[STATED GOAL]: Copy out exactly the lines from the one holding "Write a Python" through the one holding "plt.rcParams['font.family'] = ['Liberation", ends included; omit images.

[SUPPLIED MATERIAL]:
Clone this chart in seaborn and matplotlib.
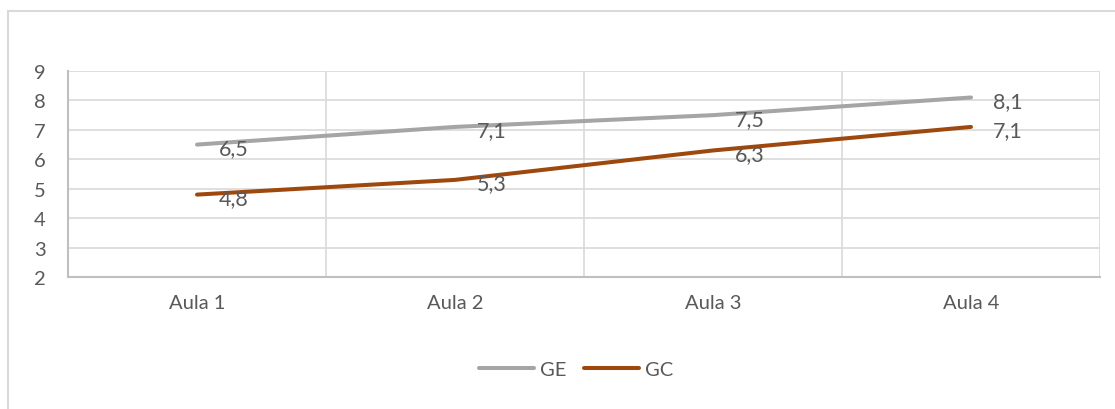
import matplotlib
matplotlib.use("Agg")
import matplotlib.pyplot as plt
import seaborn as sns
import pandas as pd
from matplotlib.patches import Rectangle

categories = ["Aula 1", "Aula 2", "Aula 3", "Aula 4"]
ge_values = [6.5, 7.1, 7.5, 8.1]
gc_values = [4.8, 5.3, 6.3, 7.1]
series_names = ["GE", "GC"]
y_ticks = [2, 3, 4, 5, 6, 7, 8, 9]

colors = {"GE": "#A5A5A5", "GC": "#9E480E"}
text_color = "#595959"

sns.set_theme(style="white")
plt.rcParams["font.family"] = ["Lato", "DejaVu Sans"]

df = pd.DataFrame({
    "Aula": categories * 2,
    "Nota": ge_values + gc_values,
    "Grupo": [series_names[0]] * len(categories) + [series_names[1]] * len(categories),
})

fig = plt.figure(figsize=(11.15, 4.1), dpi=100)
ax = fig.add_axes([68 / 1115, 1 - 278 / 410, (1100 - 68) / 1115, (278 - 72) / 410])

sns.lineplot(data=df, x="Aula", y="Nota", hue="Grupo", palette=colors,
             linewidth=2.9, ax=ax, legend=True, sort=False)

ax.set_xlim(-0.5, len(categories) - 0.5)
ax.set_ylim(min(y_ticks), max(y_ticks))
ax.set_yticks(y_ticks)
ax.set_xticks(range(len(categories)))
ax.set_xticklabels(categories)
ax.set_xticks([i - 0.5 for i in range(len(categories) + 1)], minor=True)
ax.grid(False)
ax.yaxis.grid(True, color="#D9D9D9", linewidth=1.2)
ax.xaxis.grid(True, which="minor", color="#D9D9D9", linewidth=1.2)
ax.set_axisbelow(True)
ax.set_xlabel("")
ax.set_ylabel("")
ax.tick_params(axis="both", which="both", length=0, labelsize=14.5, labelcolor=text_color)
ax.tick_params(axis="y", pad=16)
ax.tick_params(axis="x", pad=12)
for side in ["top", "right"]:
    ax.spines[side].set_visible(False)
for side in ["left", "bottom"]:
    ax.spines[side].set_color("#BFBFBF")
    ax.spines[side].set_linewidth(1.5)

for name, vals in zip(series_names, [ge_values, gc_values]):
    for i, v in enumerate(vals):
        ax.annotate(f"{v:.1f}".replace(".", ","), xy=(i, v), xytext=(16, -2.5),
                    textcoords="offset points", ha="left", va="center",
                    fontsize=15.5, color=text_color)

handles, labels = ax.get_legend_handles_labels()
ax.legend(handles=handles, labels=labels, loc="center", ncol=2,
          bbox_to_anchor=(576 / 1115, 1 - 370 / 410), bbox_transform=fig.transFigure,
          frameon=False, fontsize=14.5, handlelength=2.7, handletextpad=0.3,
          columnspacing=0.9, labelcolor=text_color)

fig.patches.append(Rectangle((8 / 1115, -0.1), 1.2, 1.1 - 12 / 410 + 0.0,
                             transform=fig.transFigure, fill=False,
                             edgecolor="#D9D9D9", linewidth=1.5, zorder=0))

fig.savefig("out.png", dpi=100, facecolor="white")
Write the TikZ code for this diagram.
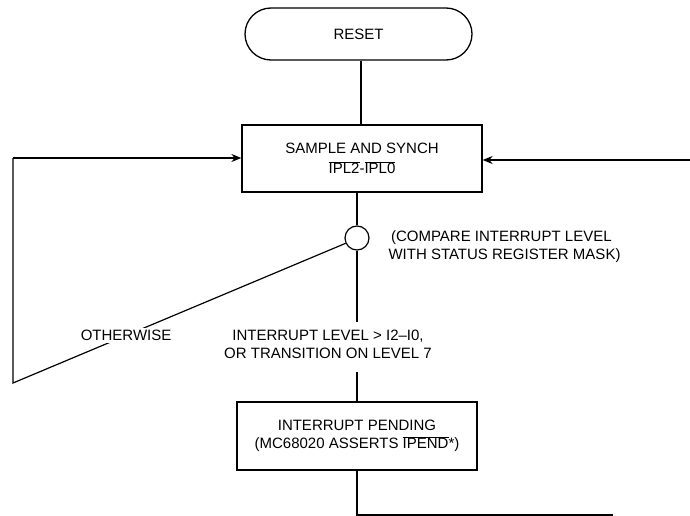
\documentclass[tikz,border=0pt]{standalone}
\usepackage{fontspec}
\setmainfont{Liberation Sans}
\usetikzlibrary{arrows.meta}
\begin{document}
\begin{tikzpicture}[x=1pt,y=-1pt,
  every node/.style={font=\fontsize{15}{18}\selectfont},
  conn/.style={line width=1.2pt},
  arr/.style={conn,-{Stealth[length=10pt,width=8pt]}},
  boxnode/.style={draw,line width=1.3pt,minimum width=240pt,minimum height=67pt,align=center,inner sep=0pt},
  termnode/.style={draw,line width=1.3pt,rounded corners=26pt,minimum width=227pt,minimum height=52pt,inner sep=0pt},
  junction/.style={draw,line width=1.2pt,circle,minimum size=24pt,inner sep=0pt},
  lbl/.style={fill=white,inner sep=2pt,align=center}]
\useasboundingbox (0,0) rectangle (690,516);
\node[termnode] (reset) at (358.5,34) {RESET};
\node[boxnode] (sample) at (362,158.5) {SAMPLE AND SYNCH\\[2pt]$\overline{\mbox{IPL2}}$-$\overline{\mbox{IPL0}}$};
\node[junction] (cmp) at (357,238) {};
\node[anchor=west,align=left] (cmptxt) at (385,247) {\,(COMPARE INTERRUPT LEVEL\\WITH STATUS REGISTER MASK)};
\node[boxnode,minimum height=68pt] (pend) at (357,436) {INTERRUPT PENDING\\(MC68020 ASSERTS $\overline{\mbox{IPEND}}$*)};
\node[align=center] (cond) at (328,344) {INTERRUPT LEVEL > I2--I0,\\OR TRANSITION ON LEVEL 7};
\coordinate (ll) at (13,383);
\coordinate (lt) at (13,158);
\coordinate (rin) at (690,160);
\coordinate (c1) at (357,322);
\coordinate (c2) at (357,372);
\coordinate (b1) at (357,515);
\coordinate (b2) at (613,515);
\draw[conn] (reset.south -| sample.north) ++(-1,0) -- ++(0,65);
\draw[conn] (sample.south -| cmp.north) -- (cmp.north);
\draw[conn] (cmp.south) -- (c1);
\draw[conn] (c2) -- (pend.north -| c2);
\draw[conn] (cmp.205) -- node[lbl,pos=0.66] (oth) {OTHERWISE} (ll) -- (lt);
\draw[arr] (lt) -- (lt -| sample.west);
\draw[arr] (rin) -- (rin -| sample.east);
\draw[conn] (pend.south) -- (b1) -- (b2);
\end{tikzpicture}
\end{document}
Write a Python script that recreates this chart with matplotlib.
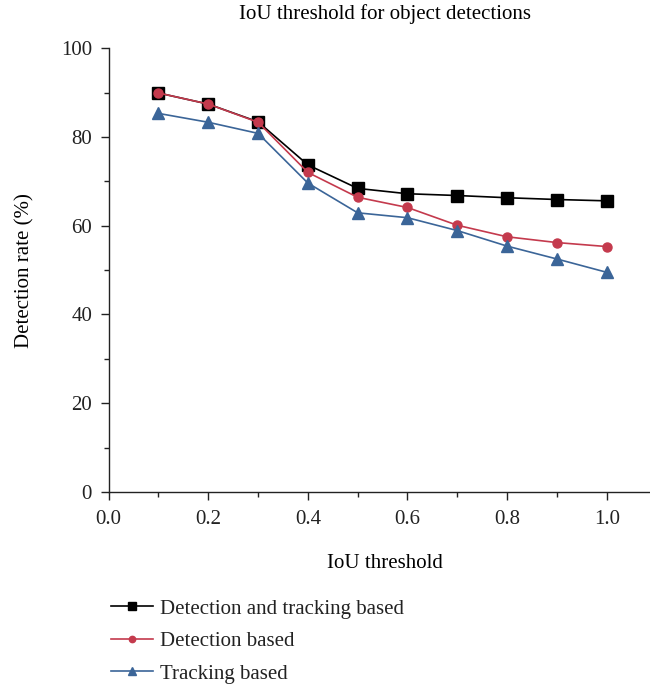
import matplotlib.pyplot as plt
from matplotlib.ticker import MultipleLocator

plt.rcParams['font.family'] = ['Liberation Serif', 'DejaVu Serif']

iou = [0.1, 0.2, 0.3, 0.4, 0.5, 0.6, 0.7, 0.8, 0.9, 1.0]
det_track = [89.9, 87.4, 83.4, 73.7, 68.4, 67.2, 66.8, 66.3, 65.9, 65.6]
det_only = [89.9, 87.4, 83.3, 72.0, 66.4, 64.1, 60.1, 57.5, 56.2, 55.3]
track_only = [85.3, 83.3, 80.8, 69.6, 62.9, 61.8, 58.9, 55.4, 52.5, 49.5]

red = '#c43a4d'
blue = '#3b6598'


def main() -> None:
    fig = plt.figure(figsize=(6.5, 6.86), dpi=100)
    ax = fig.add_axes([0.1672, 0.2828, 0.8328, 0.647])

    ax.plot(iou, det_track, color='black', marker='s', markersize=8, lw=1.2,
            label='Detection and tracking based')
    ax.plot(iou, det_only, color=red, marker='o', markersize=6.5, lw=1.2,
            label='Detection based')
    ax.plot(iou, track_only, color=blue, marker='^', markersize=8, lw=1.2,
            label='Tracking based')

    ax.set_xlim(0, 1.087)
    ax.set_ylim(0, 100)
    ax.xaxis.set_minor_locator(MultipleLocator(0.1))
    ax.yaxis.set_major_locator(MultipleLocator(20))
    ax.yaxis.set_minor_locator(MultipleLocator(10))
    ax.set_xticks([0.0, 0.2, 0.4, 0.6, 0.8, 1.0])
    ax.set_xticklabels(['0.0', '0.2', '0.4', '0.6', '0.8', '1.0'])

    for side in ('top', 'right'):
        ax.spines[side].set_visible(False)
    for side in ('left', 'bottom'):
        ax.spines[side].set_linewidth(1.0)
        ax.spines[side].set_color('#222222')
    ax.tick_params(which='major', direction='out', length=6, width=1.0,
                   labelsize=15, colors='#222222', pad=6)
    ax.tick_params(axis='x', which='major', pad=7)
    ax.tick_params(which='minor', direction='out', length=3.5, width=1.0,
                   colors='#222222')

    fig.text(0.592, 0.979, 'IoU threshold for object detections',
             ha='center', va='center', fontsize=15)
    fig.text(0.592, 0.178, 'IoU threshold', ha='center', va='center',
             fontsize=15)
    fig.text(0.039, 0.606, 'Detection rate (%)', ha='center', va='center',
             rotation=90, fontsize=15)

    handles, labels = ax.get_legend_handles_labels()
    leg = fig.legend(handles, labels, loc='upper left',
                     bbox_to_anchor=(0.158, 0.139), frameon=False,
                     fontsize=15, handlelength=2.0, handletextpad=0.35,
                     labelspacing=0.62, borderaxespad=0, markerscale=0.7)
    for t in leg.get_texts():
        t.set_color('#222222')

    fig.savefig('out.png', dpi=100)


if __name__ == '__main__':
    main()
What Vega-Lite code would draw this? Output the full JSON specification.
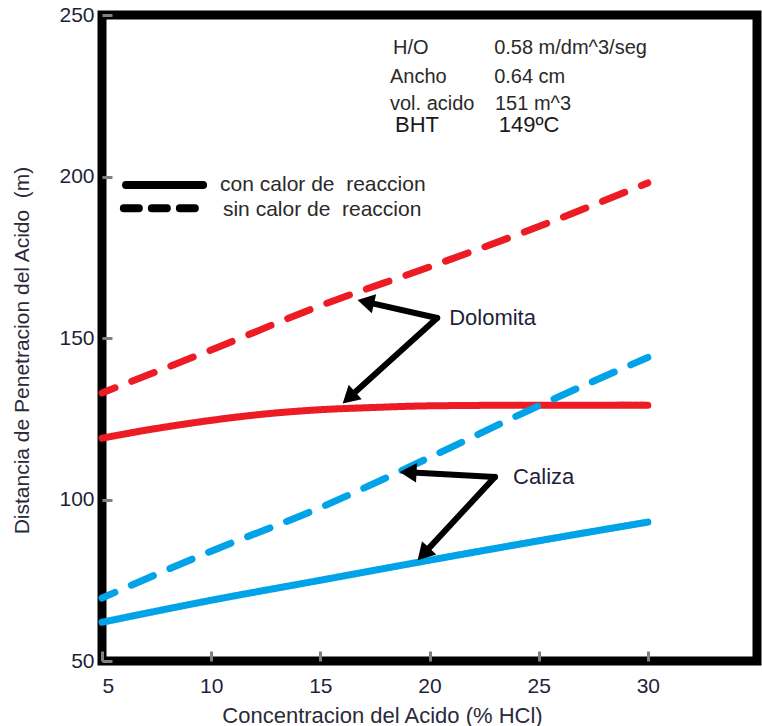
{
  "$schema": "https://vega.github.io/schema/vega-lite/v6.json",
  "width": 655,
  "height": 646,
  "autosize": {"type": "none"},
  "padding": {"left": 102, "top": 15, "right": 5, "bottom": 65},
  "background": "white",
  "config": {
    "view": {"stroke": "black", "strokeWidth": 9},
    "font": "Liberation Sans",
    "axis": {"grid": false, "domain": false, "labelFont": "Liberation Sans", "titleFont": "Liberation Sans", "labelColor": "#1f1f3a", "titleColor": "#2a2a3a", "titleFontWeight": "normal", "tickColor": "#808080", "tickWidth": 3}
  },
  "datasets": {
    "curves": [
      {"x": 5, "y": 133, "mineral": "Dolomita", "tipo": "sin"},
      {"x": 10, "y": 146.3, "mineral": "Dolomita", "tipo": "sin"},
      {"x": 15, "y": 160, "mineral": "Dolomita", "tipo": "sin"},
      {"x": 20, "y": 172, "mineral": "Dolomita", "tipo": "sin"},
      {"x": 25, "y": 184.5, "mineral": "Dolomita", "tipo": "sin"},
      {"x": 30, "y": 198, "mineral": "Dolomita", "tipo": "sin"},
      {"x": 5, "y": 119, "mineral": "Dolomita", "tipo": "con"},
      {"x": 7.5, "y": 122, "mineral": "Dolomita", "tipo": "con"},
      {"x": 10, "y": 124.5, "mineral": "Dolomita", "tipo": "con"},
      {"x": 12.5, "y": 126.5, "mineral": "Dolomita", "tipo": "con"},
      {"x": 15, "y": 127.8, "mineral": "Dolomita", "tipo": "con"},
      {"x": 17.5, "y": 128.5, "mineral": "Dolomita", "tipo": "con"},
      {"x": 20, "y": 129, "mineral": "Dolomita", "tipo": "con"},
      {"x": 25, "y": 129.2, "mineral": "Dolomita", "tipo": "con"},
      {"x": 30, "y": 129.2, "mineral": "Dolomita", "tipo": "con"},
      {"x": 5, "y": 69.5, "mineral": "Caliza", "tipo": "sin"},
      {"x": 10, "y": 84, "mineral": "Caliza", "tipo": "sin"},
      {"x": 15, "y": 97.5, "mineral": "Caliza", "tipo": "sin"},
      {"x": 20, "y": 113, "mineral": "Caliza", "tipo": "sin"},
      {"x": 25, "y": 129, "mineral": "Caliza", "tipo": "sin"},
      {"x": 30, "y": 144, "mineral": "Caliza", "tipo": "sin"},
      {"x": 5, "y": 62, "mineral": "Caliza", "tipo": "con"},
      {"x": 10, "y": 68.8, "mineral": "Caliza", "tipo": "con"},
      {"x": 15, "y": 75, "mineral": "Caliza", "tipo": "con"},
      {"x": 20, "y": 81.2, "mineral": "Caliza", "tipo": "con"},
      {"x": 25, "y": 87.2, "mineral": "Caliza", "tipo": "con"},
      {"x": 30, "y": 93, "mineral": "Caliza", "tipo": "con"}
    ],
    "legendLines": [
      {"x": 6.1, "y": 197.4, "tipo": "con"},
      {"x": 9.63, "y": 197.4, "tipo": "con"},
      {"x": 6.0, "y": 190.2, "tipo": "sin"},
      {"x": 9.63, "y": 190.2, "tipo": "sin"}
    ],
    "legendText": [
      {"x": 10.41, "y": 197.4, "label": "con calor de \u00a0reaccion"},
      {"x": 10.54, "y": 189.6, "label": "sin calor de \u00a0reaccion"}
    ],
    "arrows": [
      {"x": 20.35, "y": 156.2, "seg": "a1"},
      {"x": 17.08, "y": 161.2, "seg": "a1"},
      {"x": 20.35, "y": 156.2, "seg": "a2"},
      {"x": 16.31, "y": 131.5, "seg": "a2"},
      {"x": 23.0, "y": 107.0, "seg": "a3"},
      {"x": 19.02, "y": 108.4, "seg": "a3"},
      {"x": 23.0, "y": 107.0, "seg": "a4"},
      {"x": 19.72, "y": 83.1, "seg": "a4"}
    ],
    "heads": [
      {"x": 17.08, "y": 161.2, "id": "a1"},
      {"x": 16.31, "y": 131.5, "id": "a2"},
      {"x": 19.02, "y": 108.4, "id": "a3"},
      {"x": 19.72, "y": 83.1, "id": "a4"}
    ],
    "notes": [
      {"x": 18.33, "y": 239.8, "label": "H/O"},
      {"x": 22.96, "y": 239.8, "label": "0.58 m/dm^3/seg"},
      {"x": 18.19, "y": 230.8, "label": "Ancho"},
      {"x": 22.96, "y": 230.8, "label": "0.64 cm"},
      {"x": 18.19, "y": 222.4, "label": "vol. acido"},
      {"x": 23.0, "y": 222.4, "label": "151 m^3"}
    ],
    "notesBig": [
      {"x": 18.42, "y": 216.0, "label": "BHT"},
      {"x": 23.17, "y": 216.0, "label": "149ºC"}
    ],
    "labels": [
      {"x": 20.9, "y": 156.2, "label": "Dolomita"},
      {"x": 23.83, "y": 107.0, "label": "Caliza"}
    ]
  },
  "encoding": {
    "x": {
      "field": "x", "type": "quantitative",
      "scale": {"domain": [5, 35], "nice": false, "zero": false},
      "axis": {"values": [5, 10, 15, 20, 25, 30], "title": "Concentracion del Acido (% HCl)", "labelFontSize": 21, "titleFontSize": 22, "tickSize": -10, "labelPadding": 24, "titleX": 280, "titleY": 54, "titleBaseline": "middle", "titleAnchor": null, "titleAlign": "center"}
    },
    "y": {
      "field": "y", "type": "quantitative",
      "scale": {"domain": [50, 250], "nice": false, "zero": false},
      "axis": {"values": [50, 100, 150, 200, 250], "title": "Distancia de Penetracion del Acido \u00a0(m)", "labelFontSize": 21, "titleFontSize": 21, "tickSize": -10, "labelPadding": 18, "titleX": -80, "titleY": 335, "titleAngle": 270, "titleBaseline": "middle", "titleAlign": "center", "titleAnchor": null}
    }
  },
  "layer": [
    {
      "data": {"name": "curves"},
      "mark": {"type": "line", "strokeWidth": 7, "strokeCap": "round", "interpolate": "monotone", "strokeDashOffset": 10},
      "encoding": {
        "color": {"field": "mineral", "type": "nominal", "scale": {"domain": ["Dolomita", "Caliza"], "range": ["#ED1C24", "#00A2E8"]}, "legend": null},
        "strokeDash": {"field": "tipo", "type": "nominal", "scale": {"domain": ["con", "sin"], "range": [[1, 0], [24, 18]]}, "legend": null}
      }
    },
    {
      "data": {"name": "legendLines"},
      "transform": [{"filter": "datum.tipo === 'con'"}],
      "mark": {"type": "line", "strokeWidth": 8, "strokeCap": "round", "color": "black"},
      "encoding": {}
    },
    {
      "data": {"name": "legendLines"},
      "transform": [{"filter": "datum.tipo === 'sin'"}],
      "mark": {"type": "line", "strokeWidth": 8, "strokeCap": "round", "color": "black", "strokeDash": [15, 13]},
      "encoding": {}
    },
    {
      "data": {"name": "legendText"},
      "mark": {"type": "text", "align": "left", "baseline": "middle", "fontSize": 21, "color": "#2a2a2a"},
      "encoding": {"text": {"field": "label"}}
    },
    {
      "data": {"name": "arrows"},
      "mark": {"type": "line", "strokeWidth": 6, "color": "black", "strokeCap": "round"},
      "encoding": {"detail": {"field": "seg"}}
    },
    {
      "data": {"name": "heads"},
      "transform": [{"filter": "datum.id === 'a1'"}],
      "mark": {"type": "point", "shape": "triangle-up", "filled": true, "color": "black", "opacity": 1, "size": 380, "angle": 283},
      "encoding": {}
    },
    {
      "data": {"name": "heads"},
      "transform": [{"filter": "datum.id === 'a2'"}],
      "mark": {"type": "point", "shape": "triangle-up", "filled": true, "color": "black", "opacity": 1, "size": 380, "angle": 228},
      "encoding": {}
    },
    {
      "data": {"name": "heads"},
      "transform": [{"filter": "datum.id === 'a3'"}],
      "mark": {"type": "point", "shape": "triangle-up", "filled": true, "color": "black", "opacity": 1, "size": 380, "angle": 273},
      "encoding": {}
    },
    {
      "data": {"name": "heads"},
      "transform": [{"filter": "datum.id === 'a4'"}],
      "mark": {"type": "point", "shape": "triangle-up", "filled": true, "color": "black", "opacity": 1, "size": 380, "angle": 223},
      "encoding": {}
    },
    {
      "data": {"name": "notes"},
      "mark": {"type": "text", "align": "left", "baseline": "middle", "fontSize": 20, "color": "#2a2a2a"},
      "encoding": {"text": {"field": "label"}}
    },
    {
      "data": {"name": "notesBig"},
      "mark": {"type": "text", "align": "left", "baseline": "middle", "fontSize": 22, "color": "#1a1a1a"},
      "encoding": {"text": {"field": "label"}}
    },
    {
      "data": {"name": "labels"},
      "mark": {"type": "text", "align": "left", "baseline": "middle", "fontSize": 22, "color": "#1f1f3a"},
      "encoding": {"text": {"field": "label"}}
    }
  ]
}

[WRITTEN ANSWER]:
Write a Python script that recreates this chart with matplotlib.
import matplotlib.pyplot as plt
from matplotlib.ticker import MultipleLocator

plt.rcParams['font.family'] = ['Liberation Serif', 'DejaVu Serif']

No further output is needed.